Fishing and hunting are both similar in terms of the myths surrounding them. Rain is no exception, and any salty angler will have an opinion to express on the matter of rain and when to take advantage of it. But is there anything to take advantage of? Do fish bite in the rain?
In general, fish activity decreases in the rain, especially in heavy rain. However, it doesn’t stay that way. What you want to avoid, is casting right when the rain starts. Instead, give it a little time, and the fishing will quickly become exceptional.
Of course, there’s more to it than that. Rainfall during the cold, winter months isn’t quite the same as rainfall in the middle of the summer. Rain has a unique effect on fish and their instinctive habits. It changes their rhythm.
Tips for Fishing in the Rain
If you want to improve your take during the rainy season, you need to understand how rain affects the fish and what they normally do in the beginning, throughout, and after a decent rainfall. After all, fish react to rain for several reasons.
- Changes the salt level rapidly along the surface (if you’re saltwater fishing, that is)
- Increases water movement
- Reduces oxygen and temperature temporarily
- Cloudiness of the water changes
Fish only do three things—swim, eat, and breed. A heavy rain changes their ability to do all of the above. Fish used to swimming in a calm pond are suddenly deluged with rapidly changing surface turbulence.
They’re forced deeper as the oxygen along the surface is depleted. Their visual abilities change as well, and they become more easily spooked since they can no longer see to the same degree as before.
All these things would lead an angler to believe that fishing in the rain is the worst possible thing to do. The key is to wait.
No one wants to sit outside in driving rain, especially in a little john boat, out on the water. However, if you can tolerate it, your fishing luck will improve drastically if you wait until the heavy or moderate rain turns into a drizzle. It improves even more in the hour or so immediately after the rain passes.
2. Stick to the surface
Once the rain dies down, the fish become less spooked.

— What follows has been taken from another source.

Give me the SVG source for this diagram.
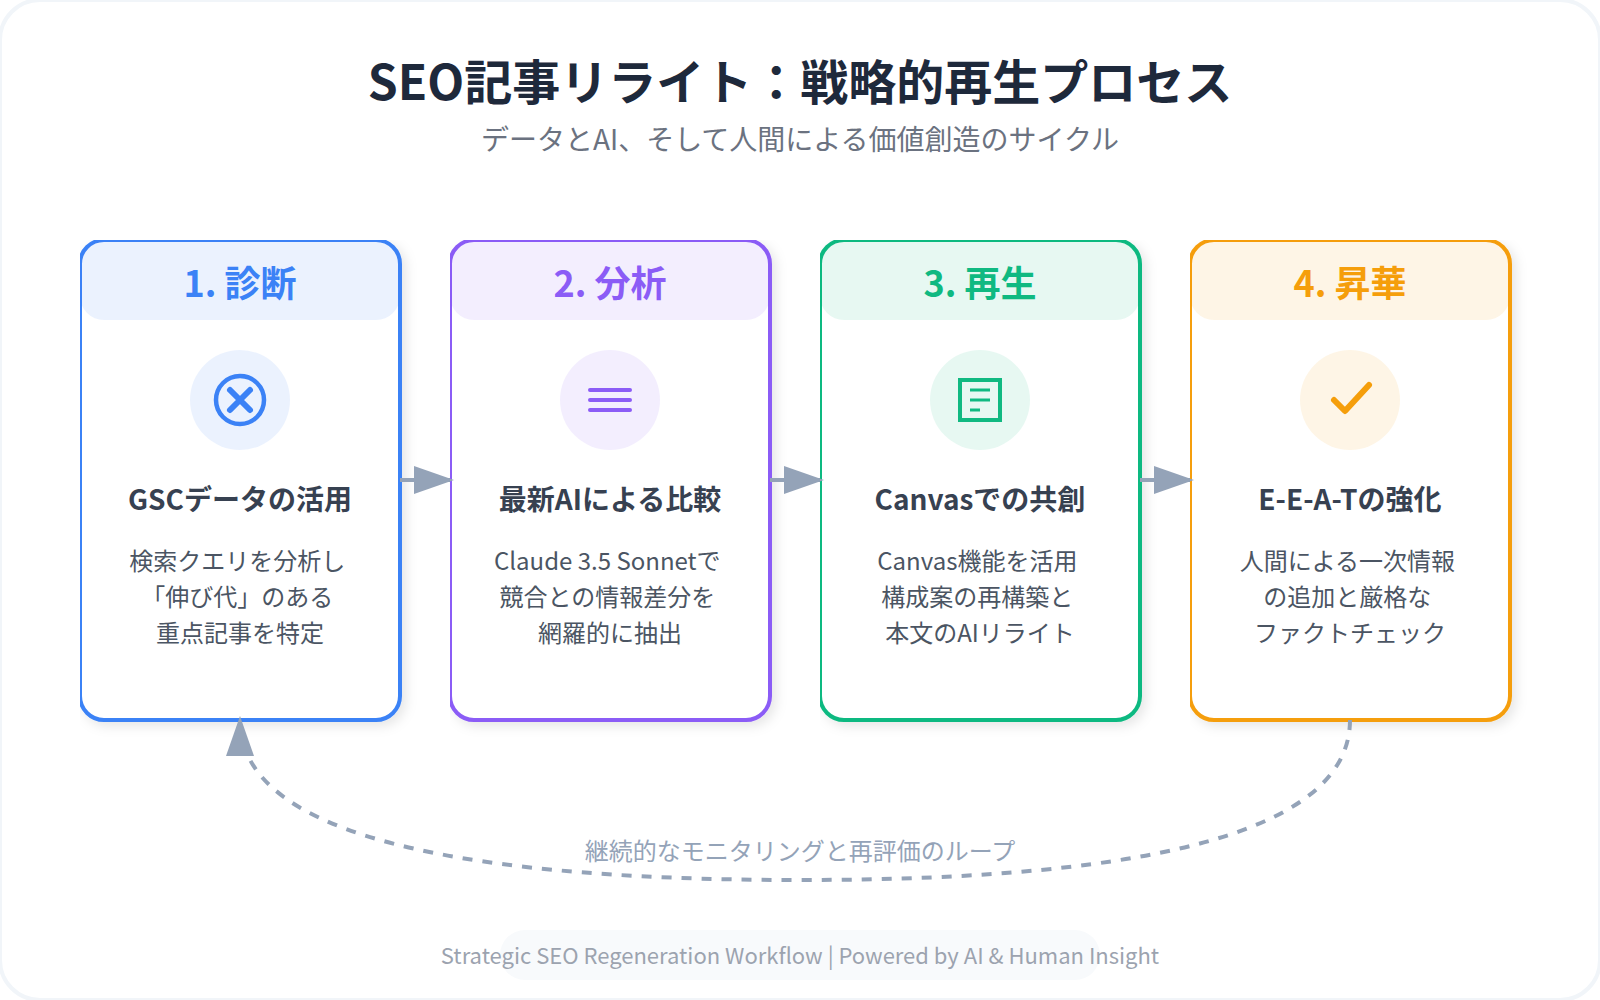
<svg xmlns="http://www.w3.org/2000/svg" width="1600" height="1000" viewBox="0 0 1600 1000">
<style>
text{font-family:"Noto Sans CJK JP","Noto Sans",sans-serif;text-anchor:middle}
.title{font-size:48px;font-weight:700;fill:#1e293b}
.sub{font-size:28px;fill:#6b7280}
.head{font-size:36px;font-weight:700}
.name{font-size:28px;font-weight:700;fill:#374151}
.desc{font-size:24px;fill:#4b5563}
.note{font-size:24px;fill:#94a3b8}
.foot{font-size:22px;fill:#9ca3af}
.card{fill:#fff;stroke-width:4;filter:url(#shadow)}
.tint{fill-opacity:.1}
.icon{fill:none;stroke-width:4;stroke-linecap:round;stroke-linejoin:round}
.blue{stroke:#3b82f6}.violet{stroke:#8b5cf6}.green{stroke:#10b981}.amber{stroke:#f59e0b}
.fblue{fill:#3b82f6}.fviolet{fill:#8b5cf6}.fgreen{fill:#10b981}.famber{fill:#f59e0b}
.link{fill:none;stroke:#94a3b8;stroke-width:4}
</style>
<defs>
<filter id="shadow" x="0" y="0" width="1.1" height="1.1">
<feDropShadow dx="4" dy="4" stdDeviation="6" flood-color="#000" flood-opacity=".1"/>
</filter>
<marker id="arrow" markerWidth="10" markerHeight="7" refX="9" refY="3.5" orient="auto">
<polygon points="0 0,10 3.5,0 7" fill="#94a3b8"/>
</marker>
</defs>
<rect id="frame" width="1600" height="1000" rx="40" fill="#fff" stroke="#f1f5f9" stroke-width="4"/>
<text class="title" x="800" y="100">SEO記事リライト：戦略的再生プロセス</text>
<text class="sub" x="800" y="150">データとAI、そして人間による価値創造のサイクル</text>

<g id="node-1">
<rect class="card blue" x="80" y="240" width="320" height="480" rx="24"/>
<rect class="fblue tint" x="80" y="240" width="320" height="80" rx="24"/>
<text class="head fblue" x="240" y="297">1. 診断</text>
<circle class="fblue tint" cx="240" cy="400" r="50"/>
<g class="icon blue"><circle cx="240" cy="400" r="24" stroke-width="4.5"/><path stroke-width="6" d="M230 390l20 20M250 390l-20 20"/></g>
<text class="name" x="240" y="510">GSCデータの活用</text>
<text class="desc" x="237.3" y="570">検索クエリを分析し</text>
<text class="desc" x="237.3" y="606">「伸び代」のある</text>
<text class="desc" x="240" y="642">重点記事を特定</text>
</g>

<g id="node-2">
<rect class="card violet" x="450" y="240" width="320" height="480" rx="24"/>
<rect class="fviolet tint" x="450" y="240" width="320" height="80" rx="24"/>
<text class="head fviolet" x="610" y="297">2. 分析</text>
<circle class="fviolet tint" cx="610" cy="400" r="50"/>
<path class="icon violet" d="M590 390h40M590 400h40M590 410h40"/>
<text class="name" x="610" y="510">最新AIによる比較</text>
<text class="desc" x="607.3" y="570">Claude 3.5 Sonnetで</text>
<text class="desc" x="607.3" y="606">競合との情報差分を</text>
<text class="desc" x="610" y="642">網羅的に抽出</text>
</g>

<g id="node-3">
<rect class="card green" x="820" y="240" width="320" height="480" rx="24"/>
<rect class="fgreen tint" x="820" y="240" width="320" height="80" rx="24"/>
<text class="head fgreen" x="980" y="297">3. 再生</text>
<circle class="fgreen tint" cx="980" cy="400" r="50"/>
<rect x="960" y="380" width="40" height="40" fill="none" stroke="#10b981" stroke-width="4"/>
<path d="M970 390h20M970 400h20M970 410h10" fill="none" stroke="#10b981" stroke-width="3"/>
<text class="name" x="980" y="510">Canvasでの共創</text>
<text class="desc" x="977.3" y="570">Canvas機能を活用</text>
<text class="desc" x="977.3" y="606">構成案の再構築と</text>
<text class="desc" x="980" y="642">本文のAIリライト</text>
</g>

<g id="node-4">
<rect class="card amber" x="1190" y="240" width="320" height="480" rx="24"/>
<rect class="famber tint" x="1190" y="240" width="320" height="80" rx="24"/>
<text class="head famber" x="1350" y="297">4. 昇華</text>
<circle class="famber tint" cx="1350" cy="400" r="50"/>
<path class="icon amber" style="stroke-width:6" d="M1334 400l11 11 24-26"/>
<text class="name" x="1350" y="510">E-E-A-Tの強化</text>
<text class="desc" x="1347.3" y="570">人間による一次情報</text>
<text class="desc" x="1347.3" y="606">の追加と厳格な</text>
<text class="desc" x="1350" y="642">ファクトチェック</text>
</g>

<g id="connectors">
<line class="link" x1="400" y1="480" x2="450" y2="480" marker-end="url(#arrow)"/>
<line class="link" x1="770" y1="480" x2="820" y2="480" marker-end="url(#arrow)"/>
<line class="link" x1="1140" y1="480" x2="1190" y2="480" marker-end="url(#arrow)"/>
<path class="link" stroke-dasharray="10 10" d="M1350 720Q1350 880 800 880Q240 880 240 720" marker-end="url(#arrow)"/>
</g>
<text class="note" x="800" y="860">継続的なモニタリングと再評価のループ</text>
<rect x="500" y="930" width="600" height="50" rx="25" fill="#f8fafc"/>
<text class="foot" x="800" y="964">Strategic SEO Regeneration Workflow | Powered by AI &amp; Human Insight</text>
</svg>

They still can’t see as well, but the oxygen rushes back in, and they almost go into a feeding frenzy close to the surface. The line you use is irrelevant since they can’t see it, so go with your favorite braided, monofilament, or fluorocarbon.
A good topwater crankbait will serve you very well in this instance.
3. Keep fishing
Don’t hang it up after you catch a few or if there is a small gap in the action. Keep fishing because you can expect the level of activity to last for a good hour after the rainfall moves out of the area.
4. Largemouth bass are excellent targets
If you happen to be in freshwater, largemouth hit their little surface frenzy well before the rain passes through the area. Largemouth bass are much more aggressive during the sprinkling/drizzle phase of the rain than immediately after, though the fishing is still really good.
5. Smelly lures
Along with topwater crankbaits, the best lures are the ones that smell the most. Fish can’t see as well throughout the rain and immediately after. They become much more dependent on their sense of smell.
Is Fishing Better Before or After the Rain
It’s definitely better after the rain, in the hour immediately after it drops from a moderate to heavy rainfall to a drizzle. You’ll notice that right before the rain arrives, fishing is terrible. That’s because you have a different pressure moving in ahead of the rain.
Fish, like most animals, are more closely attuned to changes in the environment, and they can sense a rainstorm coming long before you see the first thunderhead peaking over the trees.
Stick to the shallows before the rainfall and move to deeper water immediately after it passes. Fish tend to move to shallow water right before the rain and in the beginning since they can see better. They move out as the rain tapers off.
Fishing in the rain is not as bad as you think, so long as you time everything right and position yourself for the best possible opportunity. Fish in the shallows as soon as you recognize the rain is coming and move into deeper water as it dies down.
If you suspect rain may be an issue throughout the day, be sure to bring lures that smell and rigs designed for a lot of topwater action. Anything deep during and after the rain won’t be very productive. Last but not least, make sure you bring a raincoat.